# Cut Yellow tang



## ReefABCs (Nov 10, 2012)

I added some tangs to my new 260 gallon Friday. I had a powder brown about 8 inches and a purple tang about 3 1/2 inches. Friday I added a Yellow tang just a little bigger then the purple, a Kole eye about 4 inches and a Blue Regal about maybe 3 inches. All these fish when the through tank transfer an observation of 1- 3 weeks on top of the tank transfer. 

So Mr Powder brown immediately made his presence known to the new tangs but was relentless on the yellow Friday and most of Saturday. Things have settled down now and the Yellow tang can finally swim around without being cornered.

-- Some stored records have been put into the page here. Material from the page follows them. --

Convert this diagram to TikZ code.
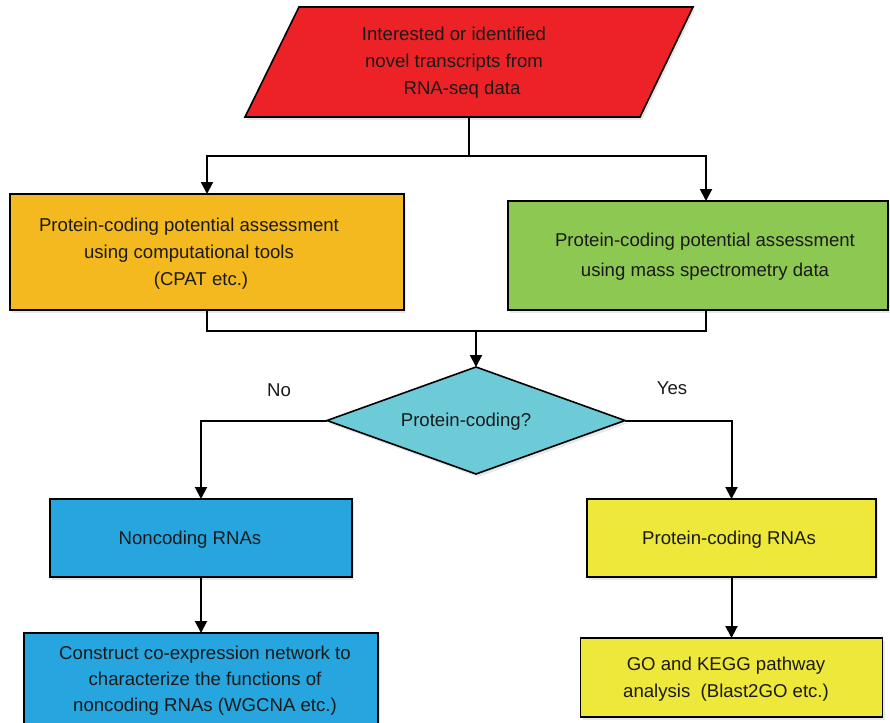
\documentclass[tikz,border=0pt]{standalone}
\usepackage{fontspec}
\setmainfont{Liberation Sans}
\usetikzlibrary{shapes.geometric,arrows.meta,shadows,calc}
\definecolor{cred}{HTML}{ED2226}
\definecolor{corange}{HTML}{F4B91E}
\definecolor{cgreen}{HTML}{8DC853}
\definecolor{ccyan}{HTML}{6DCBD8}
\definecolor{cblue}{HTML}{27A5DE}
\definecolor{cyellow}{HTML}{EEE83B}
\definecolor{ctext}{HTML}{1A1A1A}
\tikzset{
  boxshape/.style={draw=black, line width=1.6pt, inner sep=0pt, outer sep=0pt,
    drop shadow={shadow xshift=2pt, shadow yshift=-3pt, fill=gray!60, opacity=0.3}},
  txt/.style={align=center, text=ctext, font=\fontsize{18.6}{27}\selectfont, inner sep=0pt},
  conn/.style={line width=2pt, draw=black},
  arr/.style={conn, -{Triangle[length=12pt,width=12pt]}}
}
\begin{document}
\begin{tikzpicture}[x=1pt,y=-1pt]
\useasboundingbox (0,0) rectangle (890,722);
\clip (0,0) rectangle (890,722);
% parallelogram
\fill[gray!60, opacity=0.3] (301,10) -- (695,10) -- (642,120) -- (247,120) -- cycle;
\draw[fill=cred, line width=1.6pt] (299,7) -- (693,7) -- (640,117) -- (245,117) -- cycle;
\node[txt] (tpara) at (454,63) {Interested or identified\\novel transcripts from\\\hspace{16pt}RNA-seq data};
\coordinate (pbot) at (469,117);
\coordinate (split) at (469,156);
% boxes
\node[boxshape, fill=corange, minimum width=394pt, minimum height=116pt] (orange) at (207,252) {};
\node[txt] (torange) at (189,254) {Protein-coding potential assessment\\using computational tools\\\hspace{24pt}(CPAT etc.)};
\node[boxshape, fill=cgreen, minimum width=380pt, minimum height=109pt] (green) at (698,255.5) {};
\node[txt, font=\fontsize{18.6}{30}\selectfont] (tgreen) at (705,257) {Protein-coding potential assessment\\using mass spectrometry data};
\node[boxshape, draw=black, shape=diamond, fill=ccyan, minimum width=298pt, minimum height=107pt] (dia) at (476,420.5) {};
\node[txt] (tdia) at (466,422) {Protein-coding?};
\node[boxshape, fill=cblue, minimum width=302pt, minimum height=78pt] (blue1) at (201,538) {};
\node[txt] (tblue1) at (190,540) {Noncoding RNAs};
\node[boxshape, fill=cblue, minimum width=354pt, minimum height=140pt] (blue2) at (201,703) {};
\node[txt, font=\fontsize{18.6}{26}\selectfont] (tblue2) at (205,681) {Construct co-expression network to\\characterize the functions of\\noncoding RNAs (WGCNA etc.)};
\node[boxshape, fill=cyellow, minimum width=289pt, minimum height=78pt] (yellow1) at (731.5,538) {};
\node[txt] (tyellow1) at (729,540) {Protein-coding RNAs};
\node[boxshape, fill=cyellow, minimum width=302pt, minimum height=79pt] (yellow2) at (731.5,677.5) {};
\node[txt] (tyellow2) at (726,679) {GO and KEGG pathway\\analysis\ \ (Blast2GO etc.)};
% labels
\node[txt] (no) at (279,390) {No};
\node[txt] (yes) at (672,388) {Yes};
% connectors
\draw[conn] (pbot) -- (split);
\draw[arr] (split) -| (orange.north);
\draw[arr] (split) -| ([xshift=8pt]green.north);
\coordinate (merge) at (476,331);
\draw[conn] (orange.south) |- (merge);
\draw[conn] ([xshift=8pt]green.south) |- (merge);
\draw[arr] (merge) -- (dia.north);
\draw[arr] (dia.west) -| (blue1.north);
\draw[arr] (dia.east) -| (yellow1.north);
\draw[arr] (blue1.south) -- (blue2.north);
\draw[arr] (yellow1.south) -- (yellow2.north);
\end{tikzpicture}
\end{document}
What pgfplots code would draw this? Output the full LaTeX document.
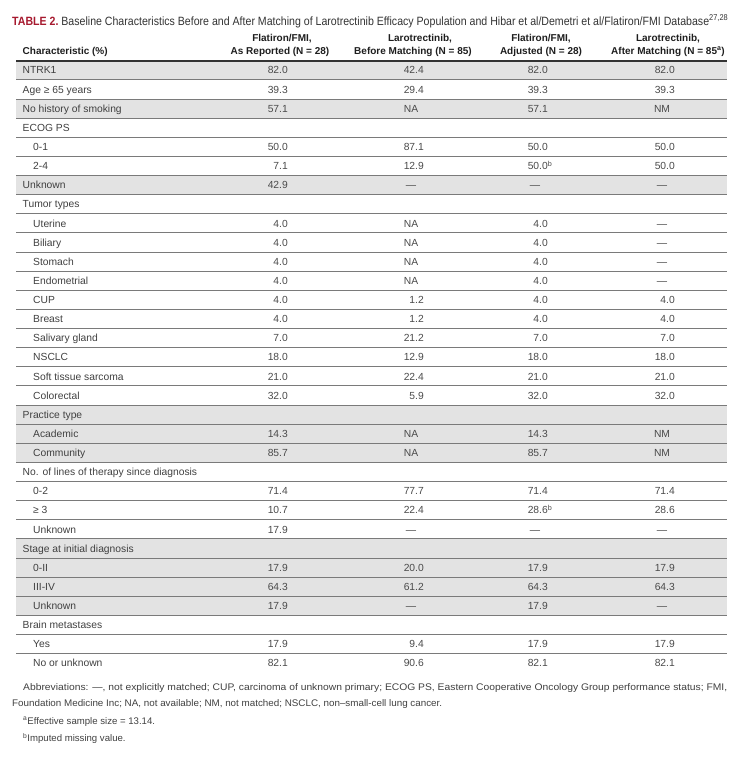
\documentclass[border=0pt]{standalone}
\usepackage{pgfplots}
\pgfplotsset{compat=1.18}
\usepackage{fontspec}
\setmainfont{Liberation Sans}
\usepackage{graphicx}
\definecolor{titlered}{HTML}{A6192E}
\definecolor{rowshade}{HTML}{E3E3E3}
\definecolor{rulec}{HTML}{7A7A7A}
\definecolor{txt}{HTML}{404040}
\definecolor{valc}{HTML}{4A4A4A}
\definecolor{hdr}{HTML}{1E1E1E}
\newcommand{\bodyfont}{\fontsize{10.3bp}{12bp}\selectfont}
\newcommand{\hdfont}{\fontsize{10bp}{12bp}\selectfont\bfseries}
\newcommand{\fnfont}{\fontsize{9.6bp}{11bp}\selectfont}
\newcommand{\rowlab}[3]{\node[anchor=base west,inner sep=0pt,font=\bodyfont,text=txt,yshift=-3.7bp] at (axis cs:#1,#2) {#3};}
\newcommand{\hd}[3]{\node[anchor=base,inner sep=0pt,font=\hdfont,text=hdr,yshift=-3.6bp] at (axis cs:#1,#2) {#3};}
\pgfplotsset{
  numcol/.style={draw=none, mark=none, nodes near coords, point meta=explicit symbolic,
    nodes near coords style={anchor=base east, inner sep=0pt, font=\bodyfont, text=valc, yshift=-3.7bp}},
  symcol/.style={draw=none, mark=none, nodes near coords, point meta=explicit symbolic,
    nodes near coords style={anchor=base, inner sep=0pt, font=\bodyfont, text=valc, yshift=-3.7bp}},
}
\begin{document}
\begin{tikzpicture}
\begin{axis}[
  width=743bp, height=767bp, scale only axis,
  xmin=0, xmax=743, ymin=-3.673, ymax=36.422, y dir=reverse,
  hide axis, clip=false,
]
% invisible frame
\draw[draw=none] (axis cs:0,-3.673) rectangle (axis cs:743,36.422);
% shaded rows
\fill[rowshade] (axis cs:16,-0.5) rectangle (axis cs:727,0.5);
\fill[rowshade] (axis cs:16,1.5) rectangle (axis cs:727,2.5);
\fill[rowshade] (axis cs:16,5.5) rectangle (axis cs:727,6.5);
\fill[rowshade] (axis cs:16,17.5) rectangle (axis cs:727,20.5);
\fill[rowshade] (axis cs:16,24.5) rectangle (axis cs:727,28.5);
% rules
\pgfplotsinvokeforeach{0.5,1.5,2.5,3.5,4.5,5.5,6.5,7.5,8.5,9.5,10.5,11.5,12.5,13.5,14.5,15.5,16.5,17.5,18.5,19.5,20.5,21.5,22.5,23.5,24.5,25.5,26.5,27.5,28.5,29.5,30.5}{
  \draw[rulec, line width=0.9bp] (axis cs:16,#1) -- (axis cs:727,#1);
}
\draw[black!80, line width=1.8bp] (axis cs:16,-0.5) -- (axis cs:727,-0.5);

% title
\node[anchor=base west, inner sep=0pt, yshift=-4.3bp] at (axis cs:12,-2.575)
 {\resizebox{716bp}{\height}{\fontsize{12bp}{14bp}\selectfont{\bfseries\color{titlered}TABLE 2.}\ \color{black!80}Baseline Characteristics Before and After Matching of Larotrectinib Efficacy Population and Hibar et al/Demetri et al/Flatiron/FMI Database\textsuperscript{27,28}}};

% header
\node[anchor=base west,inner sep=0pt,font=\hdfont,text=hdr,yshift=-3.6bp] at (axis cs:22.5,-1.007) {Characteristic (\%)};
\hd{282}{-1.687}{Flatiron/FMI,}
\hd{280}{-1.007}{As Reported (N = 28)}
\hd{420}{-1.687}{Larotrectinib,}
\hd{413}{-1.007}{Before Matching (N = 85)}
\hd{541}{-1.687}{Flatiron/FMI,}
\hd{541}{-1.007}{Adjusted (N = 28)}
\hd{668}{-1.687}{Larotrectinib,}
\hd{668}{-1.007}{After Matching (N = 85\textsuperscript{a})}

% row labels
\rowlab{22.5}{0}{NTRK1}
\rowlab{22.5}{1}{Age ≥ 65 years}
\rowlab{22.5}{2}{No history of smoking}
\rowlab{22.5}{3}{ECOG PS}
\rowlab{33}{4}{0-1}
\rowlab{33}{5}{2-4}
\rowlab{22.5}{6}{Unknown}
\rowlab{22.5}{7}{Tumor types}
\rowlab{33}{8}{Uterine}
\rowlab{33}{9}{Biliary}
\rowlab{33}{10}{Stomach}
\rowlab{33}{11}{Endometrial}
\rowlab{33}{12}{CUP}
\rowlab{33}{13}{Breast}
\rowlab{33}{14}{Salivary gland}
\rowlab{33}{15}{NSCLC}
\rowlab{33}{16}{Soft tissue sarcoma}
\rowlab{33}{17}{Colorectal}
\rowlab{22.5}{18}{Practice type}
\rowlab{33}{19}{Academic}
\rowlab{33}{20}{Community}
\rowlab{22.5}{21}{No. of lines of therapy since diagnosis}
\rowlab{33}{22}{0-2}
\rowlab{33}{23}{≥ 3}
\rowlab{33}{24}{Unknown}
\rowlab{22.5}{25}{Stage at initial diagnosis}
\rowlab{33}{26}{0-II}
\rowlab{33}{27}{III-IV}
\rowlab{33}{28}{Unknown}
\rowlab{22.5}{29}{Brain metastases}
\rowlab{33}{30}{Yes}
\rowlab{33}{31}{No or unknown}

% Column 1: Flatiron/FMI, As Reported
\addplot[numcol] coordinates {
 (288,0)[82.0] (288,1)[39.3] (288,2)[57.1] (288,4)[50.0] (288,5)[7.1] (288,6)[42.9]
 (288,8)[4.0] (288,9)[4.0] (288,10)[4.0] (288,11)[4.0] (288,12)[4.0] (288,13)[4.0]
 (288,14)[7.0] (288,15)[18.0] (288,16)[21.0] (288,17)[32.0]
 (288,19)[14.3] (288,20)[85.7] (288,22)[71.4] (288,23)[10.7] (288,24)[17.9]
 (288,26)[17.9] (288,27)[64.3] (288,28)[17.9] (288,30)[17.9] (288,31)[82.1]
};
% Column 2: Larotrectinib, Before Matching
\addplot[numcol] coordinates {
 (424,0)[42.4] (424,1)[29.4] (424,4)[87.1] (424,5)[12.9]
 (424,12)[1.2] (424,13)[1.2] (424,14)[21.2] (424,15)[12.9] (424,16)[22.4] (424,17)[5.9]
 (424,22)[77.7] (424,23)[22.4] (424,26)[20.0] (424,27)[61.2] (424,30)[9.4] (424,31)[90.6]
};
\addplot[symcol] coordinates {
 (411,2)[NA] (411,6)[—] (411,8)[NA] (411,9)[NA] (411,10)[NA] (411,11)[NA]
 (411,19)[NA] (411,20)[NA] (411,24)[—] (411,28)[—]
};
% Column 3: Flatiron/FMI, Adjusted
\addplot[numcol] coordinates {
 (548,0)[82.0] (548,1)[39.3] (548,2)[57.1] (548,4)[50.0] (548,5)[50.0\rlap{\textsuperscript{b}}]
 (548,8)[4.0] (548,9)[4.0] (548,10)[4.0] (548,11)[4.0] (548,12)[4.0] (548,13)[4.0]
 (548,14)[7.0] (548,15)[18.0] (548,16)[21.0] (548,17)[32.0]
 (548,19)[14.3] (548,20)[85.7] (548,22)[71.4] (548,23)[28.6\rlap{\textsuperscript{b}}]
 (548,26)[17.9] (548,27)[64.3] (548,28)[17.9] (548,30)[17.9] (548,31)[82.1]
};
\addplot[symcol] coordinates {
 (535,6)[—] (535,24)[—]
};
% Column 4: Larotrectinib, After Matching
\addplot[numcol] coordinates {
 (675,0)[82.0] (675,1)[39.3] (675,4)[50.0] (675,5)[50.0]
 (675,12)[4.0] (675,13)[4.0] (675,14)[7.0] (675,15)[18.0] (675,16)[21.0] (675,17)[32.0]
 (675,22)[71.4] (675,23)[28.6] (675,26)[17.9] (675,27)[64.3] (675,30)[17.9] (675,31)[82.1]
};
\addplot[symcol] coordinates {
 (662,2)[NM] (662,6)[—] (662,8)[—] (662,9)[—] (662,10)[—] (662,11)[—]
 (662,19)[NM] (662,20)[NM] (662,24)[—] (662,28)[—]
};

% footnotes
\node[anchor=base west, inner sep=0pt, yshift=-3.5bp, text=txt] at (axis cs:23,32.235)
 {\resizebox{704bp}{\height}{\fnfont Abbreviations: —, not explicitly matched; CUP, carcinoma of unknown primary; ECOG PS, Eastern Cooperative Oncology Group performance status; FMI,}};
\node[anchor=base west, inner sep=0pt, yshift=-3.5bp, text=txt] at (axis cs:12,33.071)
 {\resizebox{430bp}{\height}{\fnfont Foundation Medicine Inc; NA, not available; NM, not matched; NSCLC, non–small-cell lung cancer.}};
\node[anchor=base west, inner sep=0pt, yshift=-3.5bp, text=txt, font=\fnfont] at (axis cs:23,34.012)
 {\textsuperscript{a}Effective sample size = 13.14.};
\node[anchor=base west, inner sep=0pt, yshift=-3.5bp, text=txt, font=\fnfont] at (axis cs:23,34.93)
 {\textsuperscript{b}Imputed missing value.};
\end{axis}
\end{tikzpicture}
\end{document}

The yellow has been beat up pretty good though and has two red cuts on one side. I'm concerned back little about infection, should I be or will they just heal on there own. Anything I should add to the tank to help heel and prevent infection?


----------



## ReefABCs (Nov 10, 2012)

See the cuts just below his gill


----------



## sohal tang (Oct 26, 2011)

*yello tough*

That Yellow can defend himself..just wait till he gets fed up...watch out powder brown..that yellow can fight like a shark when he wants to ! I have seen them go from being beaten down to no scales left 3/4 dead to KILLING the one that put them in that position!!!!!!!!!!!!!!!

Tim


----------



## ReefABCs (Nov 10, 2012)

Good to know thanks Tim, one of the cuts is no longer red just a scar so healing faster than I thought would happen.


----------



## oafguy (Jul 21, 2015)

Do they have enough hiding places? You need a spot for each of them to call their own. This will help the aggression. Yellow will hold his own. He will soon become the Godfather of the tank. Don't stress over the cut, it will heal and just be a small scar.


----------



## Sea MunnKey (Oct 2, 2014)

Scarface Tang!


----------